**Requirements**
Your task is to transcribe all of the data below exactly, omitting the images.

** START OF Stored data **

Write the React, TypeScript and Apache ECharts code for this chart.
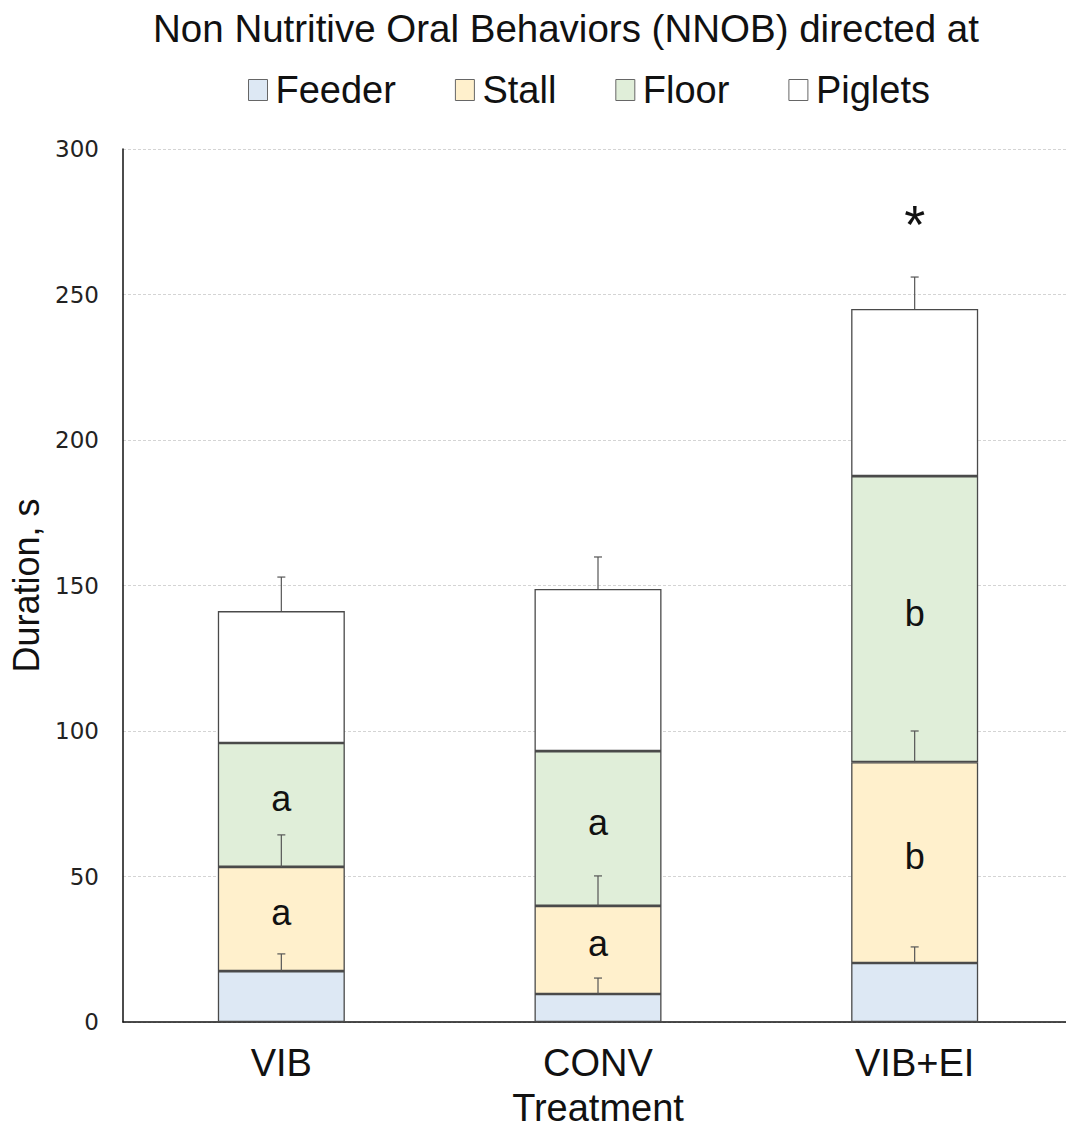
import React, { useEffect, useRef } from "react";
import * as echarts from "echarts";

const categories = ["VIB", "CONV", "VIB+EI"];
const legendNames = ["Feeder", "Stall", "Floor", "Piglets"];
const feeder = [17.5, 9.6, 20.3];
const stall = [35.8, 30.3, 69.0];
const floor = [42.6, 53.2, 98.3];
const piglets = [45.3, 55.7, 57.4];
const feederErr = [5.9, 5.5, 5.5];
const stallErr = [11.0, 10.3, 10.7];
const pigletsErr = [11.7, 11.0, 11.0];
const stallLetters = ["a", "a", "b"];
const floorLetters = ["a", "a", "b"];
const totalMarks = ["", "", "*"];
const yTicks = [0, 50, 100, 150, 200, 250, 300];

const colors = ["#dde8f4", "#fff0cc", "#e0eed9", "#ffffff"];

export default function App() {
  const ref = useRef<HTMLDivElement>(null);
  useEffect(() => {
    if (!ref.current) return;
    const chart = echarts.init(ref.current, undefined, { renderer: "svg" });
    const seriesVals = [feeder, stall, floor, piglets];
    const tops: number[][] = [];
    let acc = categories.map(() => 0);
    seriesVals.forEach((s) => {
      acc = acc.map((a, i) => a + s[i]);
      tops.push(acc.slice());
    });
    const errData: number[][] = [];
    categories.forEach((_, i) => {
      errData.push([i, tops[0][i], tops[0][i] + feederErr[i]]);
      errData.push([i, tops[1][i], tops[1][i] + stallErr[i]]);
      errData.push([i, tops[3][i], tops[3][i] + pigletsErr[i]]);
    });
    const font = "'Liberation Sans', Arial, sans-serif";
    const letterLabel = (arr: string[]) => ({
      show: true,
      position: "inside",
      offset: [0, -6],
      formatter: (p: any) => arr[p.dataIndex],
      fontSize: 36,
      color: "#111",
      fontFamily: font,
    });
    chart.setOption({
      animation: false,
      title: {
        text: "Non Nutritive Oral Behaviors (NNOB) directed at",
        left: 561,
        textAlign: "center",
        top: 4,
        textStyle: { fontSize: 38.5, fontWeight: "normal", color: "#111", fontFamily: font },
      },
      legend: {
        data: legendNames,
        top: 66,
        left: 243,
        itemWidth: 19,
        itemHeight: 21,
        itemGap: 59,
        icon: "rect",
        textStyle: { fontSize: 38, color: "#111", fontFamily: font, padding: [0, 0, 0, 3] },
        itemStyle: { borderColor: "#666", borderWidth: 1 },
      },
      grid: { left: 123, top: 149, width: 950, height: 873, containLabel: false, outerBoundsMode: "none" },
      xAxis: {
        type: "category",
        data: categories,
        name: "Treatment",
        nameLocation: "middle",
        nameGap: 67,
        nameTextStyle: { fontSize: 38, color: "#111", fontFamily: font },
        axisLine: { lineStyle: { color: "#111", width: 1.5 } },
        axisTick: { show: false },
        axisLabel: { fontSize: 38, color: "#111", fontFamily: font, margin: 22 },
      },
      yAxis: {
        type: "value",
        min: 0,
        max: 300,
        interval: 50,
        name: "Duration, s",
        nameLocation: "middle",
        nameGap: 78,
        nameTextStyle: { fontSize: 36, color: "#111", fontFamily: font },
        axisLine: { show: true, lineStyle: { color: "#111", width: 1.5 } },
        axisTick: { show: false },
        axisLabel: {
          fontSize: 23,
          color: "#222",
          fontFamily: "'DejaVu Sans', sans-serif",
          margin: 24,
          formatter: (v: number) => (yTicks.includes(v) ? String(v) : ""),
        },
        splitLine: { lineStyle: { color: "#d4d4d4", type: [3, 2], width: 1 } },
      },
      series: [
        ...legendNames.map((name, k) => ({
          name,
          type: "bar",
          stack: "total",
          data: seriesVals[k],
          barWidth: 127,
          itemStyle: { color: colors[k], borderColor: "#4a4a4a", borderWidth: 1.3 },
          label:
            k === 1
              ? letterLabel(stallLetters)
              : k === 2
              ? letterLabel(floorLetters)
              : k === 3
              ? {
                  show: true,
                  position: "top",
                  distance: 58,
                  formatter: (p: any) => totalMarks[p.dataIndex],
                  fontSize: 54,
                  color: "#111",
                  fontFamily: font,
                }
              : { show: false },
        })),
        {
          type: "custom",
          name: "err",
          z: 10,
          data: errData,
          encode: { x: 0, y: [1, 2] },
          renderItem: (params: any, api: any) => {
            const base = api.coord([api.value(0), api.value(1)]);
            const top = api.coord([api.value(0), api.value(2)]);
            const style = { stroke: "#555", lineWidth: 1.2 };
            return {
              type: "group",
              children: [
                { type: "line", shape: { x1: base[0], y1: base[1], x2: top[0], y2: top[1] }, style },
                { type: "line", shape: { x1: top[0] - 4, y1: top[1], x2: top[0] + 4, y2: top[1] }, style },
              ],
            };
          },
        },
      ],
    });
    return () => chart.dispose();
  }, []);
  return (
    <div
      ref={ref}
      style={{ position: "fixed", left: 0, top: 0, width: 1066, height: 1130, background: "#fff" }}
    />
  );
}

** END OF Stored data **

**Correct response**
Write the React, TypeScript and Apache ECharts code for this chart.
import React, { useEffect, useRef } from "react";
import * as echarts from "echarts";

const categories = ["VIB", "CONV", "VIB+EI"];
const legendNames = ["Feeder", "Stall", "Floor", "Piglets"];
const feeder = [17.5, 9.6, 20.3];
const stall = [35.8, 30.3, 69.0];
const floor = [42.6, 53.2, 98.3];
const piglets = [45.3, 55.7, 57.4];
const feederErr = [5.9, 5.5, 5.5];
const stallErr = [11.0, 10.3, 10.7];
const pigletsErr = [11.7, 11.0, 11.0];
const stallLetters = ["a", "a", "b"];
const floorLetters = ["a", "a", "b"];
const totalMarks = ["", "", "*"];
const yTicks = [0, 50, 100, 150, 200, 250, 300];

const colors = ["#dde8f4", "#fff0cc", "#e0eed9", "#ffffff"];

export default function App() {
  const ref = useRef<HTMLDivElement>(null);
  useEffect(() => {
    if (!ref.current) return;
    const chart = echarts.init(ref.current, undefined, { renderer: "svg" });
    const seriesVals = [feeder, stall, floor, piglets];
    const tops: number[][] = [];
    let acc = categories.map(() => 0);
    seriesVals.forEach((s) => {
      acc = acc.map((a, i) => a + s[i]);
      tops.push(acc.slice());
    });
    const errData: number[][] = [];
    categories.forEach((_, i) => {
      errData.push([i, tops[0][i], tops[0][i] + feederErr[i]]);
      errData.push([i, tops[1][i], tops[1][i] + stallErr[i]]);
      errData.push([i, tops[3][i], tops[3][i] + pigletsErr[i]]);
    });
    const font = "'Liberation Sans', Arial, sans-serif";
    const letterLabel = (arr: string[]) => ({
      show: true,
      position: "inside",
      offset: [0, -6],
      formatter: (p: any) => arr[p.dataIndex],
      fontSize: 36,
      color: "#111",
      fontFamily: font,
    });
    chart.setOption({
      animation: false,
      title: {
        text: "Non Nutritive Oral Behaviors (NNOB) directed at",
        left: 561,
        textAlign: "center",
        top: 4,
        textStyle: { fontSize: 38.5, fontWeight: "normal", color: "#111", fontFamily: font },
      },
      legend: {
        data: legendNames,
        top: 66,
        left: 243,
        itemWidth: 19,
        itemHeight: 21,
        itemGap: 59,
        icon: "rect",
        textStyle: { fontSize: 38, color: "#111", fontFamily: font, padding: [0, 0, 0, 3] },
        itemStyle: { borderColor: "#666", borderWidth: 1 },
      },
      grid: { left: 123, top: 149, width: 950, height: 873, containLabel: false, outerBoundsMode: "none" },
      xAxis: {
        type: "category",
        data: categories,
        name: "Treatment",
        nameLocation: "middle",
        nameGap: 67,
        nameTextStyle: { fontSize: 38, color: "#111", fontFamily: font },
        axisLine: { lineStyle: { color: "#111", width: 1.5 } },
        axisTick: { show: false },
        axisLabel: { fontSize: 38, color: "#111", fontFamily: font, margin: 22 },
      },
      yAxis: {
        type: "value",
        min: 0,
        max: 300,
        interval: 50,
        name: "Duration, s",
        nameLocation: "middle",
        nameGap: 78,
        nameTextStyle: { fontSize: 36, color: "#111", fontFamily: font },
        axisLine: { show: true, lineStyle: { color: "#111", width: 1.5 } },
        axisTick: { show: false },
        axisLabel: {
          fontSize: 23,
          color: "#222",
          fontFamily: "'DejaVu Sans', sans-serif",
          margin: 24,
          formatter: (v: number) => (yTicks.includes(v) ? String(v) : ""),
        },
        splitLine: { lineStyle: { color: "#d4d4d4", type: [3, 2], width: 1 } },
      },
      series: [
        ...legendNames.map((name, k) => ({
          name,
          type: "bar",
          stack: "total",
          data: seriesVals[k],
          barWidth: 127,
          itemStyle: { color: colors[k], borderColor: "#4a4a4a", borderWidth: 1.3 },
          label:
            k === 1
              ? letterLabel(stallLetters)
              : k === 2
              ? letterLabel(floorLetters)
              : k === 3
              ? {
                  show: true,
                  position: "top",
                  distance: 58,
                  formatter: (p: any) => totalMarks[p.dataIndex],
                  fontSize: 54,
                  color: "#111",
                  fontFamily: font,
                }
              : { show: false },
        })),
        {
          type: "custom",
          name: "err",
          z: 10,
          data: errData,
          encode: { x: 0, y: [1, 2] },
          renderItem: (params: any, api: any) => {
            const base = api.coord([api.value(0), api.value(1)]);
            const top = api.coord([api.value(0), api.value(2)]);
            const style = { stroke: "#555", lineWidth: 1.2 };
            return {
              type: "group",
              children: [
                { type: "line", shape: { x1: base[0], y1: base[1], x2: top[0], y2: top[1] }, style },
                { type: "line", shape: { x1: top[0] - 4, y1: top[1], x2: top[0] + 4, y2: top[1] }, style },
              ],
            };
          },
        },
      ],
    });
    return () => chart.dispose();
  }, []);
  return (
    <div
      ref={ref}
      style={{ position: "fixed", left: 0, top: 0, width: 1066, height: 1130, background: "#fff" }}
    />
  );
}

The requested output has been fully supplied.